Many people have put up solar panels on their roofs. I believe that up to 60,000 or 70,000 roofs out there have solar panels on them now. As a result of this budget, people can now earn twice as much tax-free from that feed-in tariff and the excess energy they put back into the grid. If one assumes that we are talking about approximately 1,900 kW per household at a tariff of roughly 20 cent, and if one multiplies that out by 70,000 homes, one sees that a great deal of money is being paid to those microgenerators out there. That is happening because we took on the solar opportunities head-on. We got rid of the planning requirements; brought in significant grants, reduced the VAT rate to zero and produced this feed-in tariff. It is working and much more is going to happen out there.

In order to get more of that solar on the roof and to get the energy retrofits, which are also above target, we need the workforce to do it. Workforce constraints are probably the biggest constraints we face at the moment. I am glad to see €6 million to €7 million allocated in this budget to develop 16,000 craft apprenticeships. Having taken the craft apprenticeship route, I highly recommend that people should consider it. It is well paid, there is plenty of work out there and there is a good future in it. It is something that anybody in school can consider, or anybody in any job can go back to. Some of the best apprentices I ever trained were mature apprentices. These are people who had done other jobs and came in and decided to do a craft apprenticeship.

I want to briefly comment on the vacant homes tax. It was introduced at a rate of three times the rate of local property tax, LPT, plus the local property tax itself - so effectively four times the LPT rate. In the Finance Bill last year, I asked the then Minister for Finance, Deputy Donohoe, if he would raise it to six times. He said he would consider that and review it where necessary. He has come back this year, through the Minister, Deputy Michael McGrath, to raise it to five times. I consider that to be heading in the right direction.

My opinion of this budget does not really matter, and nor does that of the Opposition. What matters is what the analysis and the evidence show. The simulating welfare and income tax changes, SWITCH, analysis carried out by the Department of Finance and the ESRI is where the evidence of whether this is a progressive budget is to be found. I am proud that the last four budgets which the Green Party has been part of have been shown to be progressive. In other words, they have sought to support as many sectors as possible and have been shown to favour those who need the financial support the most.

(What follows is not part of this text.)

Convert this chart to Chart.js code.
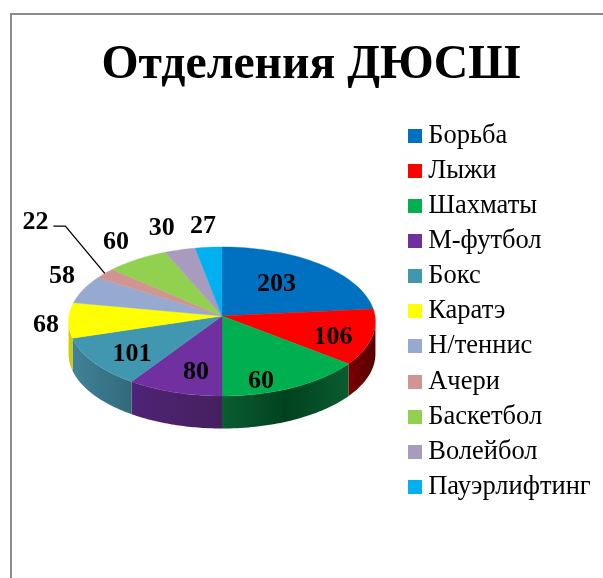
<!DOCTYPE html>
<html>
<head>
<meta charset="utf-8">
<script src="https://cdn.jsdelivr.net/npm/chart.js@4"></script>
<style>
  html, body { margin: 0; padding: 0; background: #fff; }
  #wrap { position: relative; width: 603px; height: 578px; }
</style>
</head>
<body>
<div id="wrap"><canvas id="chart" width="603" height="578"></canvas></div>
<script>
const categories = ['Борьба', 'Лыжи', 'Шахматы', 'М-футбол', 'Бокс', 'Каратэ', 'Н/теннис', 'Ачери', 'Баскетбол', 'Волейбол', 'Пауэрлифтинг'];
const sliceValues = [203, 104, 125, 81, 94, 66, 53, 21, 61, 30, 26];
const printedValues = ['203', '106', '60', '80', '101', '68', '58', '22', '60', '30', '27'];
const topColors = ['#0070C0', '#FF0000', '#00B050', '#7030A0', '#4197B0', '#FFFF00', '#95A9D1', '#D09492', '#92D050', '#A99BBD', '#00B0F0'];
const wallColors = [
  ['#00487c', '#00487c'], ['#7a0000', '#560000'], ['#0b5d32', '#00421f', '#0a5c30'], ['#4f2376', '#45205e'],
  ['#41829a', '#326a7b'], ['#cfcf00', '#cfcf00'], ['#606d87', '#606d87'], ['#866060', '#866060'],
  ['#5e8634', '#5e8634'], ['#6d647a', '#6d647a'], ['#00719b', '#00719b']
];
// label placement: radius as a share of the pie, and shift from the slice middle in degrees
const labelRadius = [0.6, 0.755, 0.835, 0.71, 0.737, 1.146, 1.242, 1.965, 1.34, 1.403, 1.375];
const labelSkew = [-4.3, 3.3, 9.3, -3.8, -3, -1.5, 7, 9.8, 2, -0.9, -0.3];
const leaderIndex = 7;

// pie projection
const pieX = 222, pieY = 316, rx = 153, ry = 74.1, persp = 0.0737, depth = 32.5;
const serif = '"Liberation Serif", "Times New Roman", serif';

function project(theta, f) {
  const u = f * Math.sin(theta), v = -f * Math.cos(theta), den = 1 - persp * v;
  return { x: pieX + rx * u / den, y: pieY + ry * v / den };
}

function swatch(color) {
  const c = document.createElement('canvas');
  c.width = 14; c.height = 14;
  const g = c.getContext('2d');
  g.fillStyle = color;
  g.fillRect(0, 0, 14, 14);
  return c;
}

const pie3d = {
  id: 'pie3d',
  beforeDraw(chart) {
    const ctx = chart.ctx;
    ctx.save();
    ctx.strokeStyle = '#8c8c8c';
    ctx.lineWidth = 2;
    ctx.beginPath();
    ctx.moveTo(11, 578);
    ctx.lineTo(11, 14);
    ctx.lineTo(603, 14);
    ctx.stroke();
    ctx.restore();
  },
  beforeDatasetsDraw(chart) {
    const ctx = chart.ctx;
    const arcs = chart.getDatasetMeta(0).data;
    const lim = Math.asin(persp);
    const front0 = Math.PI / 2 + lim, front1 = 3 * Math.PI / 2 - lim;
    const thetas = arcs.map(a => [a.startAngle + Math.PI / 2, a.endAngle + Math.PI / 2]);
    ctx.save();

    // side walls, only the front part shows
    thetas.forEach(([t0, t1], i) => {
      const a = Math.max(t0, front0), b = Math.min(t1, front1);
      if (b <= a) return;
      const pts = [];
      for (let s = 0; s <= 40; s++) pts.push(project(a + (b - a) * s / 40, 1));
      const xs = pts.map(p => p.x);
      const grad = ctx.createLinearGradient(Math.min(...xs), 0, Math.max(...xs), 0);
      const shades = wallColors[i];
      shades.forEach((c, n) => grad.addColorStop(n / (shades.length - 1), c));
      ctx.fillStyle = grad;
      ctx.beginPath();
      pts.forEach((p, n) => n ? ctx.lineTo(p.x, p.y) : ctx.moveTo(p.x, p.y));
      pts.slice().reverse().forEach(p => ctx.lineTo(p.x, p.y + depth));
      ctx.closePath();
      ctx.fill();
    });

    // top face
    thetas.forEach(([t0, t1], i) => {
      const steps = Math.max(4, Math.ceil((t1 - t0) * 30));
      ctx.fillStyle = topColors[i];
      ctx.strokeStyle = topColors[i];
      ctx.lineWidth = 0.4;
      ctx.beginPath();
      ctx.moveTo(pieX, pieY);
      for (let s = 0; s <= steps; s++) {
        const p = project(t0 + (t1 - t0) * s / steps, 1);
        ctx.lineTo(p.x, p.y);
      }
      ctx.closePath();
      ctx.fill();
      ctx.stroke();
    });

    // value labels
    ctx.fillStyle = '#000';
    ctx.font = 'bold 26px ' + serif;
    ctx.textAlign = 'center';
    ctx.textBaseline = 'middle';
    thetas.forEach(([t0, t1], i) => {
      const p = project((t0 + t1) / 2 + labelSkew[i] * Math.PI / 180, labelRadius[i]);
      ctx.fillText(printedValues[i], p.x, p.y + 2);
      if (i === leaderIndex) {
        const rim = project((t0 + t1) / 2, 1);
        ctx.strokeStyle = '#000';
        ctx.lineWidth = 1.3;
        ctx.beginPath();
        ctx.moveTo(p.x + 18, p.y + 6);
        ctx.lineTo(p.x + 30, p.y + 6);
        ctx.lineTo(rim.x, rim.y);
        ctx.stroke();
      }
    });
    ctx.restore();
    return false;
  }
};

new Chart(document.getElementById('chart'), {
  type: 'pie',
  data: {
    labels: categories,
    datasets: [{ data: sliceValues, backgroundColor: topColors, borderWidth: 0 }]
  },
  options: {
    responsive: false,
    animation: false,
    layout: { padding: { left: 21.3, top: 37, right: 2.3, bottom: 0 } },
    plugins: {
      tooltip: { enabled: false },
      title: {
        display: true,
        text: 'Отделения ДЮСШ',
        color: '#000',
        font: { family: serif, size: 47.7, weight: 'bold' },
        padding: { top: 0, bottom: 20 }
      },
      legend: {
        position: 'right',
        align: 'start',
        fullSize: false,
        labels: {
          color: '#000',
          font: { family: serif, size: 26.5 },
          usePointStyle: true,
          boxWidth: 0.5,
          padding: 8.57,
          generateLabels: (chart) => categories.map((name, i) => ({
            text: name, fillStyle: topColors[i], strokeStyle: topColors[i], lineWidth: 0,
            fontColor: '#000', pointStyle: swatch(topColors[i]), index: i, hidden: false
          }))
        }
      }
    }
  },
  plugins: [pie3d]
});
</script>
</body>
</html>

I will briefly return to the comments made by Deputy Ó Murchú on housing. He is correct when he says that more needs to be done on housing. I agree that we need greater, further and more rapid action on housing. This year's housing budget of over €5 billion is the highest capital investment budget that is ever going to be seen in housing. The Land Development Agency, LDA, and the Department, are building houses out there in Cork, Galway, Dundrum and Limerick. Sinn Féin voted against the LDA and said that it did not want the LDA to be building houses. It voted against the LDA Act. In Bray, Sinn Féin councillors voted against council-led affordable housing projects. If the Deputy’s party does not want the LDA building houses, if it does not want the council building houses and if it has an issue with investors investing in housing; who does it expect to build these houses?